» DIRECTIONS FOR THIS TASK:
Retype every line from the start of the data down to and including the line with "const LEADER = '#b4b4b4';". Skip the pictures.

» GIVEN ENTRIES:
=-=-=-=-=

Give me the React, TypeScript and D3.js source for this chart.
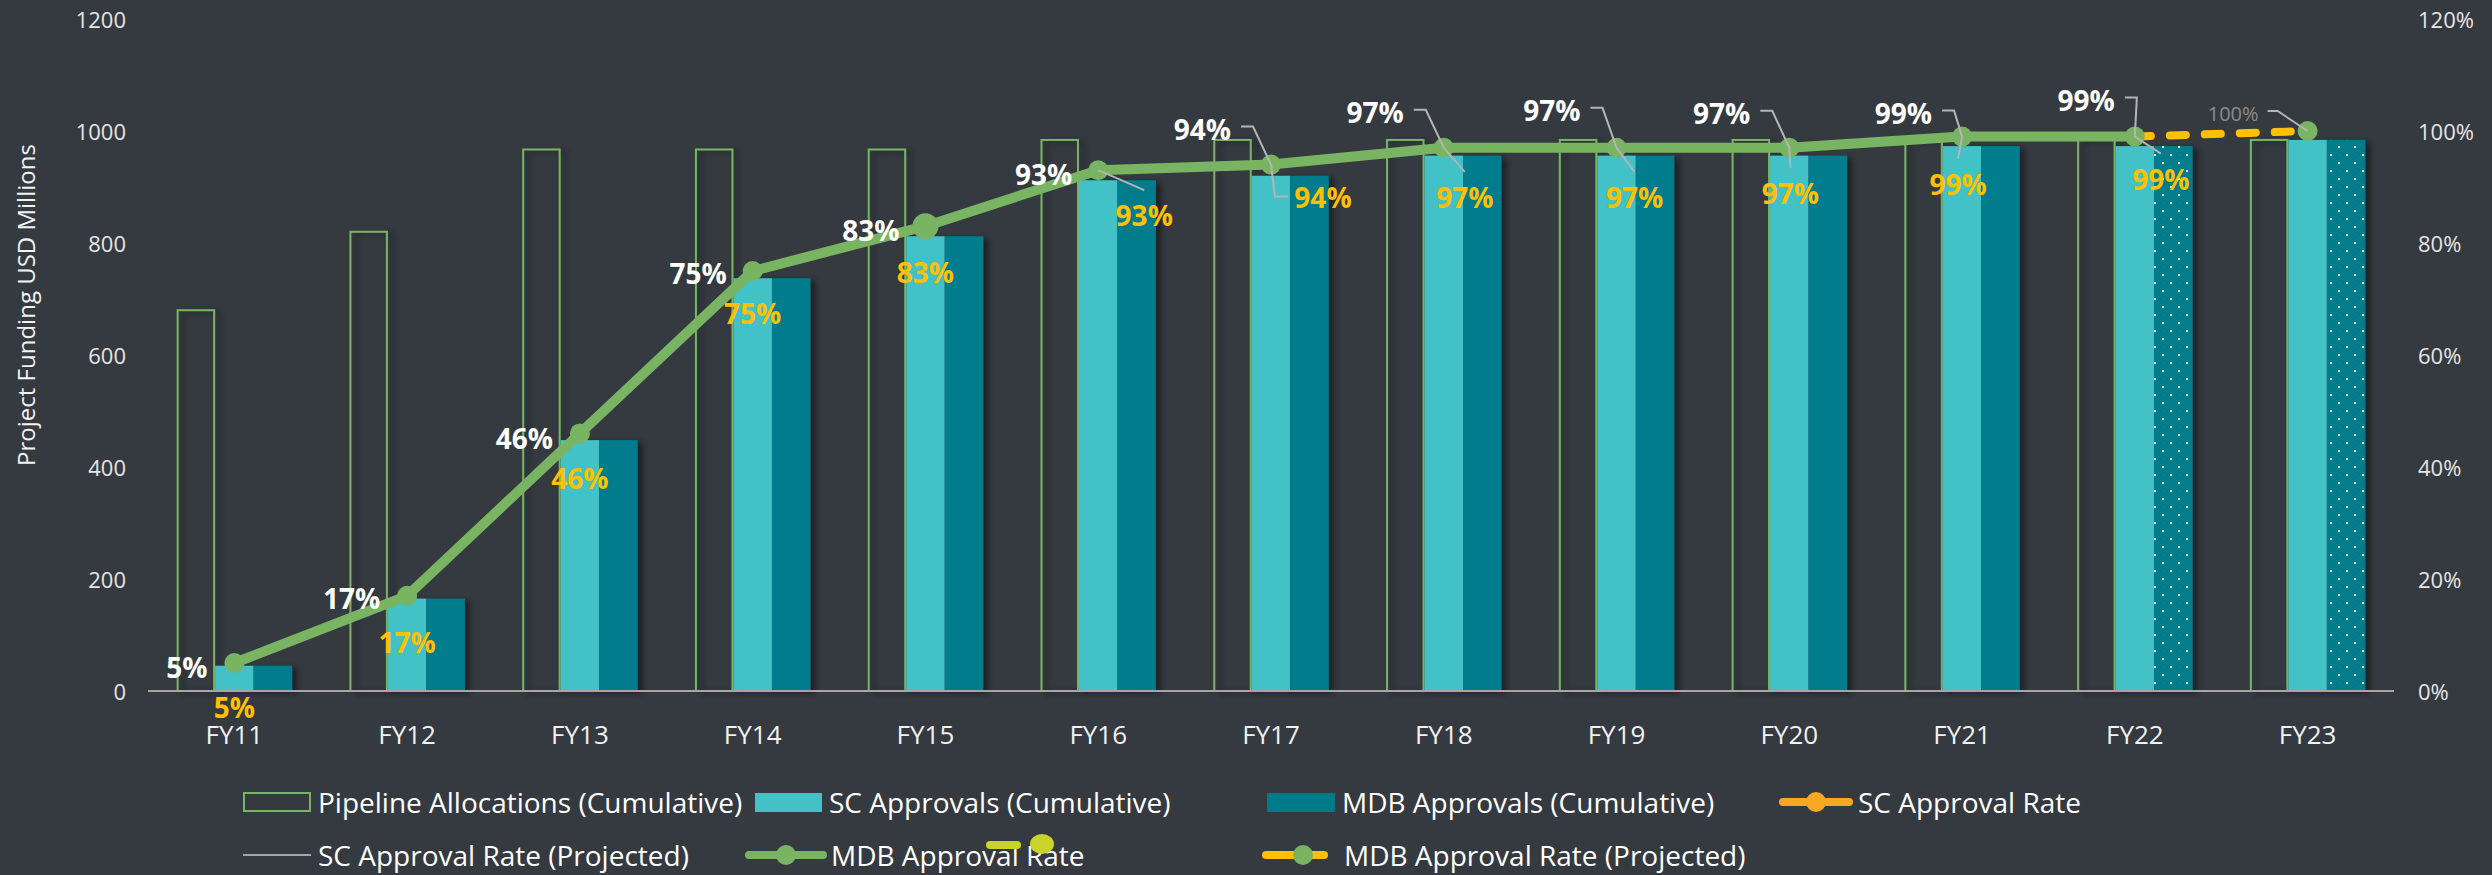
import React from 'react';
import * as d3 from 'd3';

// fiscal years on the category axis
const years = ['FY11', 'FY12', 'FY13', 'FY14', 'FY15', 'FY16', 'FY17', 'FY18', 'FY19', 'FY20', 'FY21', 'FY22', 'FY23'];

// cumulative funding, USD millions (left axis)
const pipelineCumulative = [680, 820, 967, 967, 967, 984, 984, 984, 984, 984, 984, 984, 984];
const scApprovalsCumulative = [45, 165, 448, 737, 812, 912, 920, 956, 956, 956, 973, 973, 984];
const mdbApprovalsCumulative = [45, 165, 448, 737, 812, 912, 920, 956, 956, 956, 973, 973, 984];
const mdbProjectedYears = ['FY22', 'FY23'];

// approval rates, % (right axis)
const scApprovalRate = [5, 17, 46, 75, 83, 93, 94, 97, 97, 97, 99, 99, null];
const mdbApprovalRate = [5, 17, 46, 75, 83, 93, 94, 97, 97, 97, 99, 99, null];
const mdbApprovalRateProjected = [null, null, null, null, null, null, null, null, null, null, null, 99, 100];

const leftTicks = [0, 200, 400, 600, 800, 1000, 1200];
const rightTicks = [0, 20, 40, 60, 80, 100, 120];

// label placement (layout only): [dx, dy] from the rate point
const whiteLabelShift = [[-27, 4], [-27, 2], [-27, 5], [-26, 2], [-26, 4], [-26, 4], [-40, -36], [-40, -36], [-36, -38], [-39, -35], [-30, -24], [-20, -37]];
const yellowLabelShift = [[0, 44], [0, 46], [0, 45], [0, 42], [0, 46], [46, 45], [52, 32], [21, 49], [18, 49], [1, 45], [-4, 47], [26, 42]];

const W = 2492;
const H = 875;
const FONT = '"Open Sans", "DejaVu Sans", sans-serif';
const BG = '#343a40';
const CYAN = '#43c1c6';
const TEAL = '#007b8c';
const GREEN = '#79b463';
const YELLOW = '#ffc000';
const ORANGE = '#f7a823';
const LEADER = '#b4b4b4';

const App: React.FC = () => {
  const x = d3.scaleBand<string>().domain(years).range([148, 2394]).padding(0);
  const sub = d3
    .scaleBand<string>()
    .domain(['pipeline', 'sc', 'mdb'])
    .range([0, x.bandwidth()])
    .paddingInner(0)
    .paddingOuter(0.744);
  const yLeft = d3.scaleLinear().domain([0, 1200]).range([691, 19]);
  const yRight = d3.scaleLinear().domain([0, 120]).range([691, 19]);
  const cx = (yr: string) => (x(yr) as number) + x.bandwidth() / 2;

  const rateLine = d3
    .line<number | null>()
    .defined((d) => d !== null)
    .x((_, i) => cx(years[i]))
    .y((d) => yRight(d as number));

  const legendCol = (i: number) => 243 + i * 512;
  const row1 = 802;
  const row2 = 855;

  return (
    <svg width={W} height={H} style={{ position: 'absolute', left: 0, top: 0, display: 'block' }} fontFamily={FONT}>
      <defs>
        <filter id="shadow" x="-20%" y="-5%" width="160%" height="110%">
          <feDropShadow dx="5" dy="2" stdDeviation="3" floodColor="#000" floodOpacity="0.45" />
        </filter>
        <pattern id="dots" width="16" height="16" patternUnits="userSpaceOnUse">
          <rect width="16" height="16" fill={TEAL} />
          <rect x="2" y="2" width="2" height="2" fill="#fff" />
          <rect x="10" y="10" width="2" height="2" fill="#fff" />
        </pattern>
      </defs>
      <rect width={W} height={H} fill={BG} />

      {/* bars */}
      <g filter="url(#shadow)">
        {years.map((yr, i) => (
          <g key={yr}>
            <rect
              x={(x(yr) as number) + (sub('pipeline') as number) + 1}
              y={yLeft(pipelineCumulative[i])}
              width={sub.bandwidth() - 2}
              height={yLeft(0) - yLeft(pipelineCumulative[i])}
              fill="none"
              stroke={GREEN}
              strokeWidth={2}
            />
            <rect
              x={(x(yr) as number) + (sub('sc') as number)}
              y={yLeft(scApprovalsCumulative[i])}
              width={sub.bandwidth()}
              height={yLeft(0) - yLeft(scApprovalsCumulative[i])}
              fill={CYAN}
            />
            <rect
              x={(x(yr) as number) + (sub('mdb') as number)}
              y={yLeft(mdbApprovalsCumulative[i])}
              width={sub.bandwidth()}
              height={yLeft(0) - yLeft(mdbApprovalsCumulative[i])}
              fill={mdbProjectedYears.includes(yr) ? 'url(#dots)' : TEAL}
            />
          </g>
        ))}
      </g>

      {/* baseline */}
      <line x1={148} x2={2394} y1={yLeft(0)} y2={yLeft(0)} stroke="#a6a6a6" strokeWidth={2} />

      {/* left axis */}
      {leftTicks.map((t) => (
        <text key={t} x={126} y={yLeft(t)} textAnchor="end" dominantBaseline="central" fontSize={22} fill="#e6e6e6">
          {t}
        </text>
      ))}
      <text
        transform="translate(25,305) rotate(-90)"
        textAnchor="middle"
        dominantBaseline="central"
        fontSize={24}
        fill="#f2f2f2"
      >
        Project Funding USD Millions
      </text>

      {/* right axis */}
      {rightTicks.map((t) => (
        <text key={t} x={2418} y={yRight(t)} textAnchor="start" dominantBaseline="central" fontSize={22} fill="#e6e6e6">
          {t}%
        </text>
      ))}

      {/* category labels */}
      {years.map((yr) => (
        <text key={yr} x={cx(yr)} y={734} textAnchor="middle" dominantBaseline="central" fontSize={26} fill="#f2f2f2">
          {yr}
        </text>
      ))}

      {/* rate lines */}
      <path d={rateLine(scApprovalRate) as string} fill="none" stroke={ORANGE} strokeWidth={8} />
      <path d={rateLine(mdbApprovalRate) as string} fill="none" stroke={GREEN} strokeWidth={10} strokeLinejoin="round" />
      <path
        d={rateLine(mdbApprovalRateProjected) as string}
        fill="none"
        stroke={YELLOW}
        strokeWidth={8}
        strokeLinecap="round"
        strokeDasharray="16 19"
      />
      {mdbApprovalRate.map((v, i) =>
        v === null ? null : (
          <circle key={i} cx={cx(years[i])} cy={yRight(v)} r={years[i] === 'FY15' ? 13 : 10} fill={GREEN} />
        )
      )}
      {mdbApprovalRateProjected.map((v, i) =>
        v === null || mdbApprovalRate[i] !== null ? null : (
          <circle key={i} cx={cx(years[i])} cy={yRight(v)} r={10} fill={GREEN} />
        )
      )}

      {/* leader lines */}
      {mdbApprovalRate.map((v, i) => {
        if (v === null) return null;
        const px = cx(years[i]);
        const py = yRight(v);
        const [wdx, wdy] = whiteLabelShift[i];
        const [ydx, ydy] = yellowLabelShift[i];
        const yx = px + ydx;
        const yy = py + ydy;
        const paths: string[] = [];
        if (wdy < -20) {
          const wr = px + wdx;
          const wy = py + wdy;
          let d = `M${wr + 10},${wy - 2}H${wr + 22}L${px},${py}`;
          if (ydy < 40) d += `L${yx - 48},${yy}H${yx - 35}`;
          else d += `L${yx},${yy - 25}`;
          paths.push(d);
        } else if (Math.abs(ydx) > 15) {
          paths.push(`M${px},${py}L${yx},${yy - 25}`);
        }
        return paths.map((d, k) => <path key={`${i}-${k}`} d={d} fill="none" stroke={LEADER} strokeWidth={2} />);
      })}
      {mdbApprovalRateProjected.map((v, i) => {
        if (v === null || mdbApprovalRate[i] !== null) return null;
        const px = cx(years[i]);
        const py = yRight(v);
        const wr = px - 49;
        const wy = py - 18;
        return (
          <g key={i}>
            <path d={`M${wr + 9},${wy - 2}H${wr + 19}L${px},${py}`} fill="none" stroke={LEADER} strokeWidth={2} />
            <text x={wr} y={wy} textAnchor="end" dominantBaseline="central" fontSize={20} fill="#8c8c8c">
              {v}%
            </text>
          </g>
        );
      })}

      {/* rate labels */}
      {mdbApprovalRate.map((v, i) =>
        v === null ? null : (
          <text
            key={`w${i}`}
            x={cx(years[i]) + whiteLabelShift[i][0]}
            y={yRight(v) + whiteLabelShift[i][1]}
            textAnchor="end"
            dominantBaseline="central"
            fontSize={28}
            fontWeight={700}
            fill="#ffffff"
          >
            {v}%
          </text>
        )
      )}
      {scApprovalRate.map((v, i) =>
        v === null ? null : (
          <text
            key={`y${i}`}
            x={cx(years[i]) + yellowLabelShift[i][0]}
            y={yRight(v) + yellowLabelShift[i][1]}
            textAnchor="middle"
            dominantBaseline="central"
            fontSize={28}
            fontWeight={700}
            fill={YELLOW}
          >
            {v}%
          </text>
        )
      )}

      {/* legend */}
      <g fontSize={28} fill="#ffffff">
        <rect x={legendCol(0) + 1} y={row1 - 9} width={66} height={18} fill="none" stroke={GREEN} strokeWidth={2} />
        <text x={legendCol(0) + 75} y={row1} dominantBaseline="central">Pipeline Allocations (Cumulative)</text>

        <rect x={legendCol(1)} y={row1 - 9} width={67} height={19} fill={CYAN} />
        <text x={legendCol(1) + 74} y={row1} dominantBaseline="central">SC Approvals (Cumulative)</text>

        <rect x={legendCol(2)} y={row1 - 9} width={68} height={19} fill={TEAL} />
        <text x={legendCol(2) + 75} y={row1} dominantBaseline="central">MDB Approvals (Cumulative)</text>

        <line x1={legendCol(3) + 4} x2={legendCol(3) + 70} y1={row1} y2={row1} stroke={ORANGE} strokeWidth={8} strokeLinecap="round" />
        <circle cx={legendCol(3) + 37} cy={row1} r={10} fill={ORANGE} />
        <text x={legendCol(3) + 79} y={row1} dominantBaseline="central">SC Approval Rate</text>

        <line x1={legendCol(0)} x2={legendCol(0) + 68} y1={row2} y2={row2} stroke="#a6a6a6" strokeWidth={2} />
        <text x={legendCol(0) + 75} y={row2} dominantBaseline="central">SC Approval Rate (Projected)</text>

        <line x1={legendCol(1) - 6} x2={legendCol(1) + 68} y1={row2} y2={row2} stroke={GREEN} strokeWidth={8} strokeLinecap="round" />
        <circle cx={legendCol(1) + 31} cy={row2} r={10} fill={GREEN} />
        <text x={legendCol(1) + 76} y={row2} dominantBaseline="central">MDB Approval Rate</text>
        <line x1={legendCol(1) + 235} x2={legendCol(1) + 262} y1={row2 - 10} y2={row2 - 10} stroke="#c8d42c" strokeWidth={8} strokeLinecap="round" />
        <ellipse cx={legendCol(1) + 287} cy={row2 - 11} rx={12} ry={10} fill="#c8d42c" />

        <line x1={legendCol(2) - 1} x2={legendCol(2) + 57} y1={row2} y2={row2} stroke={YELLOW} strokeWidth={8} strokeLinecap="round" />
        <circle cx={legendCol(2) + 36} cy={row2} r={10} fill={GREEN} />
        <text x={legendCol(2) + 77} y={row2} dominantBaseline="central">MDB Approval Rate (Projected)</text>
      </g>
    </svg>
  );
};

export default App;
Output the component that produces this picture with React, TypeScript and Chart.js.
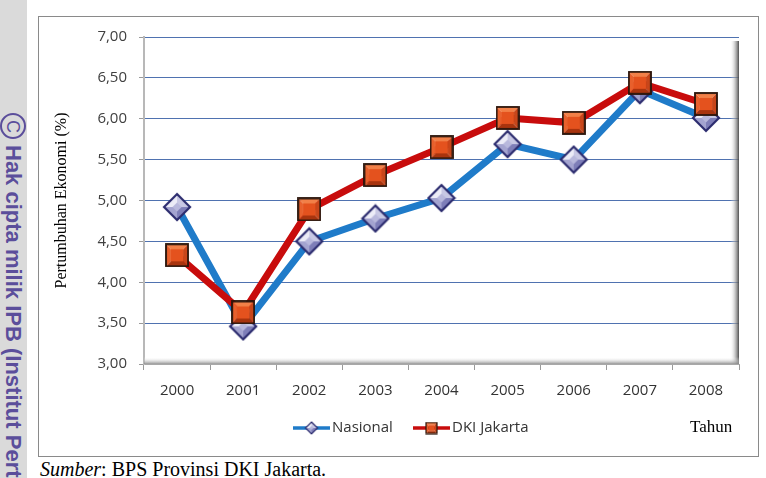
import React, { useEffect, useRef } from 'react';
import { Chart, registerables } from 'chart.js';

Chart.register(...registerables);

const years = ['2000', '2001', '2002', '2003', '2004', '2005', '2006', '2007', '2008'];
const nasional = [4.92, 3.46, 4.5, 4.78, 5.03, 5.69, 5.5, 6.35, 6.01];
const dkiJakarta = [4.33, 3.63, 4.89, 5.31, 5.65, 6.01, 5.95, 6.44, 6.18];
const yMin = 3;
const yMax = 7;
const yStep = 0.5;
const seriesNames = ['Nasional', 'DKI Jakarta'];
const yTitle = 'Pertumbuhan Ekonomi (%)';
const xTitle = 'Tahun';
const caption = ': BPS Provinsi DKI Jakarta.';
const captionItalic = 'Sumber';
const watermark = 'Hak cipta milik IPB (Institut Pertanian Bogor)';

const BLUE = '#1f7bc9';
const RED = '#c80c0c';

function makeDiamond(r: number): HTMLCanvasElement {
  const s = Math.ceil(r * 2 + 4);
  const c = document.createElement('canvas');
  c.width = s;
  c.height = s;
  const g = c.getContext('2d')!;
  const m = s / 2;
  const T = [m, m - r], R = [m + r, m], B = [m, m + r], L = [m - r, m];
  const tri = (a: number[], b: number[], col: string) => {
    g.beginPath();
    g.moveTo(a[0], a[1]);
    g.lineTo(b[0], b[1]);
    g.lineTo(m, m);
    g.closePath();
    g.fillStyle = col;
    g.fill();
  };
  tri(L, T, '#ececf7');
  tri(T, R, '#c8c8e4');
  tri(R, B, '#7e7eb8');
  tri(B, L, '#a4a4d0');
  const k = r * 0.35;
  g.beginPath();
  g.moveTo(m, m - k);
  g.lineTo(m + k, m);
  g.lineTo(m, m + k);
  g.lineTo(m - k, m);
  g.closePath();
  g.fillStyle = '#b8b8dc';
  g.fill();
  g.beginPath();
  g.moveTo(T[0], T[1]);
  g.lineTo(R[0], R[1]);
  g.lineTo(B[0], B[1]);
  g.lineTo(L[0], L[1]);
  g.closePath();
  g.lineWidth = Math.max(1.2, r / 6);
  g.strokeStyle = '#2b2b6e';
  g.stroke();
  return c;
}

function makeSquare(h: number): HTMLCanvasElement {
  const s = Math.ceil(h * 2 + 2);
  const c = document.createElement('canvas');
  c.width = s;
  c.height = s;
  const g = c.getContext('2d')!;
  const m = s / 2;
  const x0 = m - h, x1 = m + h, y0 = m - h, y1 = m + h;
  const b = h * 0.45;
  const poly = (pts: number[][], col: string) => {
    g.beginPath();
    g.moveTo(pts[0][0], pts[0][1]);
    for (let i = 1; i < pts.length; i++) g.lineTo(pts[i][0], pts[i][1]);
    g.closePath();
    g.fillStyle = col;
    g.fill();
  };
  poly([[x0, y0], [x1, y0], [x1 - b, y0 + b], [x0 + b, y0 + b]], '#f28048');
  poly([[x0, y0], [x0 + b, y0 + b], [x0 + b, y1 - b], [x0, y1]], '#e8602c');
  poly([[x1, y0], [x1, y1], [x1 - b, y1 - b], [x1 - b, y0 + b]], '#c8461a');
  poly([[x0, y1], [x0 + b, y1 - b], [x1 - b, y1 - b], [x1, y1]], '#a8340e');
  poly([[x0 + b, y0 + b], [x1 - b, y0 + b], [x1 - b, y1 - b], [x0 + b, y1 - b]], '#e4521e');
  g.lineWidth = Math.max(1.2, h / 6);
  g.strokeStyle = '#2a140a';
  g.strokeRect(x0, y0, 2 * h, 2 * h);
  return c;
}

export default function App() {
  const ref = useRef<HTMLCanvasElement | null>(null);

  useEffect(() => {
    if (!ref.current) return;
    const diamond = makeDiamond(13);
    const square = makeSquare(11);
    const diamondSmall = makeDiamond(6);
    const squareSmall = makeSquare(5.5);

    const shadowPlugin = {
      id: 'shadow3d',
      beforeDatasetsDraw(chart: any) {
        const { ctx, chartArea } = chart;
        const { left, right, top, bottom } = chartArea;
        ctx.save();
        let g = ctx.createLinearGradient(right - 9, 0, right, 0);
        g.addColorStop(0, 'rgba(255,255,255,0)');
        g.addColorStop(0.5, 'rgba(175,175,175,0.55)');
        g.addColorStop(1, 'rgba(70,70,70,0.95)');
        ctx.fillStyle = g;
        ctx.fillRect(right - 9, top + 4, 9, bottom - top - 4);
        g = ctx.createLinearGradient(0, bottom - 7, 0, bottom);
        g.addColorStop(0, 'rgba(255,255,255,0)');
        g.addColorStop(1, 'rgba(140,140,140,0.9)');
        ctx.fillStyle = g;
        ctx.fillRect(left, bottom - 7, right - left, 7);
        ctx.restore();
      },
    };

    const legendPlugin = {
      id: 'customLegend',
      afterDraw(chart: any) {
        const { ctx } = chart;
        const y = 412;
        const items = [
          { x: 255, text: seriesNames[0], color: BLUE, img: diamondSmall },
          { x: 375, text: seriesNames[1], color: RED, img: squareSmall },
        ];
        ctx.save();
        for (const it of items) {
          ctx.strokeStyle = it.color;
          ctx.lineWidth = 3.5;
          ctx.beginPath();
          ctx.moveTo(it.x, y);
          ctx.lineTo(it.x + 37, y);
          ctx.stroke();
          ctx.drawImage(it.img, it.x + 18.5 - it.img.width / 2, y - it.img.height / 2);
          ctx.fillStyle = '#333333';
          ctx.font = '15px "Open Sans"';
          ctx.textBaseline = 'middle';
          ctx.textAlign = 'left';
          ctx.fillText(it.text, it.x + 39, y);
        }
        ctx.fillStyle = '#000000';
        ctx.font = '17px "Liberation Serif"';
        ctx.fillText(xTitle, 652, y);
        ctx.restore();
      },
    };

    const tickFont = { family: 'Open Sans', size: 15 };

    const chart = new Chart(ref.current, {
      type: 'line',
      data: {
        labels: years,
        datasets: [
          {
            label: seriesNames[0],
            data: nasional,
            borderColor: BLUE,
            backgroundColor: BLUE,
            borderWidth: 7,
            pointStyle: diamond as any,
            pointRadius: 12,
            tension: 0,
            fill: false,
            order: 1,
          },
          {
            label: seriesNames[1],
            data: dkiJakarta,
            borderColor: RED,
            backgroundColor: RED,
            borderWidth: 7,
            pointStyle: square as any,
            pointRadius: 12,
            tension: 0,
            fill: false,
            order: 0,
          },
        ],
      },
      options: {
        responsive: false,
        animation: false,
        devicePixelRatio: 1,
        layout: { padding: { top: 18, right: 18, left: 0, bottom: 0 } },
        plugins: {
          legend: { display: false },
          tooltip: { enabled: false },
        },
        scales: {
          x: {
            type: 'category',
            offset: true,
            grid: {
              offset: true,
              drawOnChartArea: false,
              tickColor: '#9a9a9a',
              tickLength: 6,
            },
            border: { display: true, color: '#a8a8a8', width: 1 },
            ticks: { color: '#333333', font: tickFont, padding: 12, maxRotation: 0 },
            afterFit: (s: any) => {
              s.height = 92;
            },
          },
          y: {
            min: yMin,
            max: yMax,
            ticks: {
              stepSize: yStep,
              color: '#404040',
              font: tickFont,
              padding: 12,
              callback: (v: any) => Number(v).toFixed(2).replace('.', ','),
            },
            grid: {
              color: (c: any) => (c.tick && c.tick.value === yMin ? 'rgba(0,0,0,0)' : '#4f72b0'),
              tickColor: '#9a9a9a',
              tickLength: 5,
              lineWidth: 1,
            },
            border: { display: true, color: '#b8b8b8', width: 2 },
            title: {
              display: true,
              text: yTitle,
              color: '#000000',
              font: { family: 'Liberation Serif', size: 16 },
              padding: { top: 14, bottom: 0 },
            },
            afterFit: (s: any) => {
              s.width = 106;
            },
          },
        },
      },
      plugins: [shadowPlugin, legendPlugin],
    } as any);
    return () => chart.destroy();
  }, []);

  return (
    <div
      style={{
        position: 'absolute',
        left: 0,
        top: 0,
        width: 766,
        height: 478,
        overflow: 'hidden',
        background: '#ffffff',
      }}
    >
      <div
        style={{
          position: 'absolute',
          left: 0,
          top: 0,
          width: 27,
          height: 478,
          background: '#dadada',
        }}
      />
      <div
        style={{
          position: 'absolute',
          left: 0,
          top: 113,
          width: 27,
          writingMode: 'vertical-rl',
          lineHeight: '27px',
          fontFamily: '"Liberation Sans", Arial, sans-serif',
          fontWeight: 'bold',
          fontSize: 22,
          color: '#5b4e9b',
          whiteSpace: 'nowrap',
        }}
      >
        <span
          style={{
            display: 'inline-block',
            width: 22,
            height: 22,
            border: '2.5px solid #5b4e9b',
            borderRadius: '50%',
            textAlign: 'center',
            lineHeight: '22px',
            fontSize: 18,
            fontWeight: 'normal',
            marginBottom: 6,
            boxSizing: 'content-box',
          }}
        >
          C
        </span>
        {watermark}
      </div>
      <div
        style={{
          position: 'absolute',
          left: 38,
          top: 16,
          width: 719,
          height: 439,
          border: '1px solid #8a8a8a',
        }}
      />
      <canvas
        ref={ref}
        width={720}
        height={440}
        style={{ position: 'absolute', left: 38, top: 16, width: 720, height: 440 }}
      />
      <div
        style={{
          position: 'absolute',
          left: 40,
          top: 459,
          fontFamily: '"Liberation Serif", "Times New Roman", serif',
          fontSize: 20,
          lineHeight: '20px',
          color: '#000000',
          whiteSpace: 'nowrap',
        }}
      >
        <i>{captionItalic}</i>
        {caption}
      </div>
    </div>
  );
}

=-=-=-=-=

» ANSWER BELOW:
Give me the React, TypeScript and D3.js source for this chart.
import React from 'react';
import * as d3 from 'd3';

// fiscal years on the category axis
const years = ['FY11', 'FY12', 'FY13', 'FY14', 'FY15', 'FY16', 'FY17', 'FY18', 'FY19', 'FY20', 'FY21', 'FY22', 'FY23'];

// cumulative funding, USD millions (left axis)
const pipelineCumulative = [680, 820, 967, 967, 967, 984, 984, 984, 984, 984, 984, 984, 984];
const scApprovalsCumulative = [45, 165, 448, 737, 812, 912, 920, 956, 956, 956, 973, 973, 984];
const mdbApprovalsCumulative = [45, 165, 448, 737, 812, 912, 920, 956, 956, 956, 973, 973, 984];
const mdbProjectedYears = ['FY22', 'FY23'];

// approval rates, % (right axis)
const scApprovalRate = [5, 17, 46, 75, 83, 93, 94, 97, 97, 97, 99, 99, null];
const mdbApprovalRate = [5, 17, 46, 75, 83, 93, 94, 97, 97, 97, 99, 99, null];
const mdbApprovalRateProjected = [null, null, null, null, null, null, null, null, null, null, null, 99, 100];

const leftTicks = [0, 200, 400, 600, 800, 1000, 1200];
const rightTicks = [0, 20, 40, 60, 80, 100, 120];

// label placement (layout only): [dx, dy] from the rate point
const whiteLabelShift = [[-27, 4], [-27, 2], [-27, 5], [-26, 2], [-26, 4], [-26, 4], [-40, -36], [-40, -36], [-36, -38], [-39, -35], [-30, -24], [-20, -37]];
const yellowLabelShift = [[0, 44], [0, 46], [0, 45], [0, 42], [0, 46], [46, 45], [52, 32], [21, 49], [18, 49], [1, 45], [-4, 47], [26, 42]];

const W = 2492;
const H = 875;
const FONT = '"Open Sans", "DejaVu Sans", sans-serif';
const BG = '#343a40';
const CYAN = '#43c1c6';
const TEAL = '#007b8c';
const GREEN = '#79b463';
const YELLOW = '#ffc000';
const ORANGE = '#f7a823';
const LEADER = '#b4b4b4';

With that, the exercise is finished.